I really hope this pushes users (here: devs and maintainers) to decrease their reliance on Microsoft and especially stop outsourcing security to them.

Migrate off vscode already.

The problem is not VS code itself. It's the fact extensions can access things outside of the editor. As far as I am aware, no editor sandboxes extensions.

I won't say "you can take my VS Code from cold dead hands" or anything, but it is a very good tool, and Microsoft hasn't yet fucked it up the way they have so many other things.

I guess I'd say "you take my VS Code ... willingly ... but only after M$ fucks it up and makes me not want it anymore (like they've done to everything else they acquired)".

> Migrate off vscode already.

Zed is the closest thing I've found to meet my needs, and I do plan to try it. However it's dev container support looks to be lacking in some important ways so we'll see.

Emacs has been a viable option for going on a half century now. The GNU Emacs 31 branch[0] was cut recently and is barreling towards a new release. It might be time to give it another look.

I'm not saying its package ecosystem isn't vulnerable to these kind of attacks, it is, but it's at least developed by folks with very different goals and ambitions than Microsoft.

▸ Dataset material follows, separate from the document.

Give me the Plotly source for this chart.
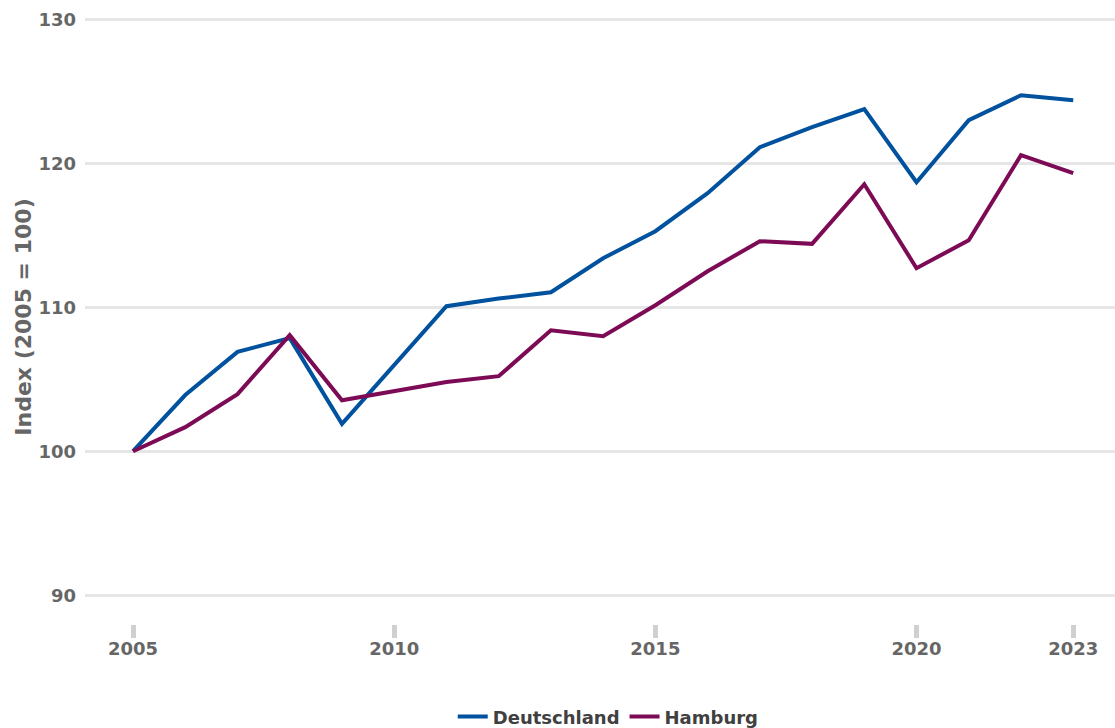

[0]: https://github.com/emacs-mirror/emacs/blob/master/etc/NEWS

> Migrate off vscode already.

It's not the IDE, though. Any extensible, customizable display editor can be coerced into behaving badly by installing external code. Even this one: https://www.gnu.org/software/emacs/emacs-paper.html

The root(-ish) cause here is the ease of publishing and installing extension code, and in particular the fact that there's no independent validation/verification step between the upstream author and armageddon. And upstream authors aren't set up with the needed precautions themselves, they're just hackers.

Basically if you phish Just One Account with write access to an extension you wan pwn everyone who's running it.